Work instructions
From the data that follows, print exactly the lines starting at the one containing "Write the matplotlib code for this chart." and ending at the one containing "ax.set_ylim(0, ymax)"; include both of them and nothing more.

[START OF Source data]

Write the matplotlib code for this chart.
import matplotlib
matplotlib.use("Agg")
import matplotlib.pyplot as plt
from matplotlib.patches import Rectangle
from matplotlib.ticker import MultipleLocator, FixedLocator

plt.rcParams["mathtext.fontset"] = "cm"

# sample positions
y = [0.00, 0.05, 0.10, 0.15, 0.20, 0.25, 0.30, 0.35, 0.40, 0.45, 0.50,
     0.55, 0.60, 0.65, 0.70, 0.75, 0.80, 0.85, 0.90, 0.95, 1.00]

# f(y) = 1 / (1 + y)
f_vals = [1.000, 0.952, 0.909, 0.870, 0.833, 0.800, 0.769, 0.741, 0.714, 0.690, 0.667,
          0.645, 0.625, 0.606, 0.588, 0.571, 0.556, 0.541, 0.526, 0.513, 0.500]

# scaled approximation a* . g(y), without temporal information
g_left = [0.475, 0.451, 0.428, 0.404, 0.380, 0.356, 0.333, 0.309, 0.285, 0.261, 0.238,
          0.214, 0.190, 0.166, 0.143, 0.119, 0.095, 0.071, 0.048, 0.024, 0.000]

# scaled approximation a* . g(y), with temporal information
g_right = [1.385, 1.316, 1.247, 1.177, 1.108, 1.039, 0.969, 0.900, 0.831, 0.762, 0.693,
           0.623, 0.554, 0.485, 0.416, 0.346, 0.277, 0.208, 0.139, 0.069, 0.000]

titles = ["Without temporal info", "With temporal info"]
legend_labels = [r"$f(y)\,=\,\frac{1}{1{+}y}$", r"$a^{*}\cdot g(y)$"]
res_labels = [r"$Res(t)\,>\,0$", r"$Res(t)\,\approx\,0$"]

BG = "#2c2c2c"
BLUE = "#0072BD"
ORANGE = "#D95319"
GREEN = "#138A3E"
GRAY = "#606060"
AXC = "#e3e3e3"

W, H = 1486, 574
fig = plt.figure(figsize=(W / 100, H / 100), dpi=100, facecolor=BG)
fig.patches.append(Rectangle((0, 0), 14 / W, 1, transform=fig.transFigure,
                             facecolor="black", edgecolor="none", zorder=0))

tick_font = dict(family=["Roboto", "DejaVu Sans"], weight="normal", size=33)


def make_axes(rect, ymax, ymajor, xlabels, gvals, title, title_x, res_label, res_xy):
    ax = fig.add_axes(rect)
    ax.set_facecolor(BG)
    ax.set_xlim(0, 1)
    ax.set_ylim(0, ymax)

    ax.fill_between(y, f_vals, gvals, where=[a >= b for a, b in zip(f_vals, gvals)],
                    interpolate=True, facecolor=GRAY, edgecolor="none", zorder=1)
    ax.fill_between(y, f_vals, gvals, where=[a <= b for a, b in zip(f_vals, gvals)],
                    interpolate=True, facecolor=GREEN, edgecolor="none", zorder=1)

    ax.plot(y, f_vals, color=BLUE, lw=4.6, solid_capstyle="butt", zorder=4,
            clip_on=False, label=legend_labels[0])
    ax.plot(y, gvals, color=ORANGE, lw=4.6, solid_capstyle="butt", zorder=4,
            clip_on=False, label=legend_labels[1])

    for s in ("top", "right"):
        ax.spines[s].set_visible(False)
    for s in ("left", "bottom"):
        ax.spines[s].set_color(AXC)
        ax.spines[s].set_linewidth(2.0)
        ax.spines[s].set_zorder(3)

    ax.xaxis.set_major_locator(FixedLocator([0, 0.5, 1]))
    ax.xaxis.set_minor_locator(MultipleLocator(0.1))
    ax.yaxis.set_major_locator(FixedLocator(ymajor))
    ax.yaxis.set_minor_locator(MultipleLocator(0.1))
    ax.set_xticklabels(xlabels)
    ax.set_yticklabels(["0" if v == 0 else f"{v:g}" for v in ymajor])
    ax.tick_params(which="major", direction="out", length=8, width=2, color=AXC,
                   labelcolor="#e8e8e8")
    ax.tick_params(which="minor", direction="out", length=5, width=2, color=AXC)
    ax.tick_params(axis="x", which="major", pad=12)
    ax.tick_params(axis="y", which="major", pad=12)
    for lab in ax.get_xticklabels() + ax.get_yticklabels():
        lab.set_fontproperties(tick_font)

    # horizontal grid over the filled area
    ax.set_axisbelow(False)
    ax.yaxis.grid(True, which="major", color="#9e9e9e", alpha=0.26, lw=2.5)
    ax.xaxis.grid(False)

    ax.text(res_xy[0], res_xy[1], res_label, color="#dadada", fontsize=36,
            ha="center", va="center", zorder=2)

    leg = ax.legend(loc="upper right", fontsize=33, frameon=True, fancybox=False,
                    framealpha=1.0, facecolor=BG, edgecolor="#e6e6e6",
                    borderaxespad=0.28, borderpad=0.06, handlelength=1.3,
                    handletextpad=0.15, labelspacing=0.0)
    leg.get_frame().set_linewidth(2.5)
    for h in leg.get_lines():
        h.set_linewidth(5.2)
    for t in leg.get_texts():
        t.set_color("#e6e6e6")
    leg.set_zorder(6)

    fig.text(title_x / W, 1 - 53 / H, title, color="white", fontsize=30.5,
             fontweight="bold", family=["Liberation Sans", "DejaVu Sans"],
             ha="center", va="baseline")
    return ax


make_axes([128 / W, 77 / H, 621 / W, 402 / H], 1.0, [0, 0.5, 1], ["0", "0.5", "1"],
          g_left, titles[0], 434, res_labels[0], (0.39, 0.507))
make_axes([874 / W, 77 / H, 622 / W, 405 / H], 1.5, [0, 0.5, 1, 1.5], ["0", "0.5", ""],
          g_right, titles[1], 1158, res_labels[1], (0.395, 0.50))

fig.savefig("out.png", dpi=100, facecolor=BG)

[END OF Source data]
[START OF Source data]

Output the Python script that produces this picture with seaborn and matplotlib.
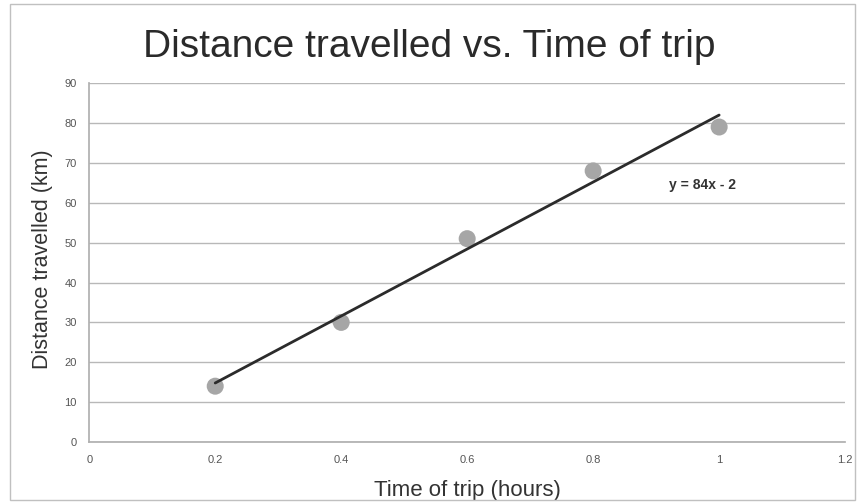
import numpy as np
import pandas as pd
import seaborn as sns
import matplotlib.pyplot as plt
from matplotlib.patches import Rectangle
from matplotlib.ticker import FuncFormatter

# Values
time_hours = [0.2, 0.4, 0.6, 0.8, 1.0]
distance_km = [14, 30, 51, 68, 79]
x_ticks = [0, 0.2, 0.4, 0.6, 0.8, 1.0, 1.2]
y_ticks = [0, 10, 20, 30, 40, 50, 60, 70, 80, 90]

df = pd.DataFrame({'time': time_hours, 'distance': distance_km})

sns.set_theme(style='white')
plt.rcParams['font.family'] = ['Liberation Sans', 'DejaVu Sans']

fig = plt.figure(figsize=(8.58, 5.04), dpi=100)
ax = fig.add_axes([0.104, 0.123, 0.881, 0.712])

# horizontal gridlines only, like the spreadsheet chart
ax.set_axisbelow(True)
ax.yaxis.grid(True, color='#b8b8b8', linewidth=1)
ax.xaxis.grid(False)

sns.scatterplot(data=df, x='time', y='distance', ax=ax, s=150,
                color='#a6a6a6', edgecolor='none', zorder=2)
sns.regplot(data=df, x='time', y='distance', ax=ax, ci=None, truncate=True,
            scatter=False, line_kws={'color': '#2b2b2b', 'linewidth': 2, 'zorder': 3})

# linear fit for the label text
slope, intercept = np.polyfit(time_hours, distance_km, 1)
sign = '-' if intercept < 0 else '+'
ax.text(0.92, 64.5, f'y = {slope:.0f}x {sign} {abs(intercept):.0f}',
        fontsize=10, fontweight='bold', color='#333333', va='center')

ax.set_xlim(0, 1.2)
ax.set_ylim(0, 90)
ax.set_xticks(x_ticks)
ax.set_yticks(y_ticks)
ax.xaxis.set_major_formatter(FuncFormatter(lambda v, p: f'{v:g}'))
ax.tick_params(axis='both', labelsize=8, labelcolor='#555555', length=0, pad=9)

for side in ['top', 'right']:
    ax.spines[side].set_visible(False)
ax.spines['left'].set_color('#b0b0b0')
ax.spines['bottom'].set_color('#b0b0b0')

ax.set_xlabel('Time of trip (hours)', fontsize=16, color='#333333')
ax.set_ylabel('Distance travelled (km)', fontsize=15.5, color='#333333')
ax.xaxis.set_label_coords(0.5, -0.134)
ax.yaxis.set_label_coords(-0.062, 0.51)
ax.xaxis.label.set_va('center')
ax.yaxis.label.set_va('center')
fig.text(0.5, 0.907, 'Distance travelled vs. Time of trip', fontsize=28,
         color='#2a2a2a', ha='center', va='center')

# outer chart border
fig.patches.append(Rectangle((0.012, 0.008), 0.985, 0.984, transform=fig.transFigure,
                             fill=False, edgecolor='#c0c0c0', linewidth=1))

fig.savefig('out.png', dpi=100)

[END OF Source data]

Written solution
Write the matplotlib code for this chart.
import matplotlib
matplotlib.use("Agg")
import matplotlib.pyplot as plt
from matplotlib.patches import Rectangle
from matplotlib.ticker import MultipleLocator, FixedLocator

plt.rcParams["mathtext.fontset"] = "cm"

# sample positions
y = [0.00, 0.05, 0.10, 0.15, 0.20, 0.25, 0.30, 0.35, 0.40, 0.45, 0.50,
     0.55, 0.60, 0.65, 0.70, 0.75, 0.80, 0.85, 0.90, 0.95, 1.00]

# f(y) = 1 / (1 + y)
f_vals = [1.000, 0.952, 0.909, 0.870, 0.833, 0.800, 0.769, 0.741, 0.714, 0.690, 0.667,
          0.645, 0.625, 0.606, 0.588, 0.571, 0.556, 0.541, 0.526, 0.513, 0.500]

# scaled approximation a* . g(y), without temporal information
g_left = [0.475, 0.451, 0.428, 0.404, 0.380, 0.356, 0.333, 0.309, 0.285, 0.261, 0.238,
          0.214, 0.190, 0.166, 0.143, 0.119, 0.095, 0.071, 0.048, 0.024, 0.000]

# scaled approximation a* . g(y), with temporal information
g_right = [1.385, 1.316, 1.247, 1.177, 1.108, 1.039, 0.969, 0.900, 0.831, 0.762, 0.693,
           0.623, 0.554, 0.485, 0.416, 0.346, 0.277, 0.208, 0.139, 0.069, 0.000]

titles = ["Without temporal info", "With temporal info"]
legend_labels = [r"$f(y)\,=\,\frac{1}{1{+}y}$", r"$a^{*}\cdot g(y)$"]
res_labels = [r"$Res(t)\,>\,0$", r"$Res(t)\,\approx\,0$"]

BG = "#2c2c2c"
BLUE = "#0072BD"
ORANGE = "#D95319"
GREEN = "#138A3E"
GRAY = "#606060"
AXC = "#e3e3e3"

W, H = 1486, 574
fig = plt.figure(figsize=(W / 100, H / 100), dpi=100, facecolor=BG)
fig.patches.append(Rectangle((0, 0), 14 / W, 1, transform=fig.transFigure,
                             facecolor="black", edgecolor="none", zorder=0))

tick_font = dict(family=["Roboto", "DejaVu Sans"], weight="normal", size=33)


def make_axes(rect, ymax, ymajor, xlabels, gvals, title, title_x, res_label, res_xy):
    ax = fig.add_axes(rect)
    ax.set_facecolor(BG)
    ax.set_xlim(0, 1)
    ax.set_ylim(0, ymax)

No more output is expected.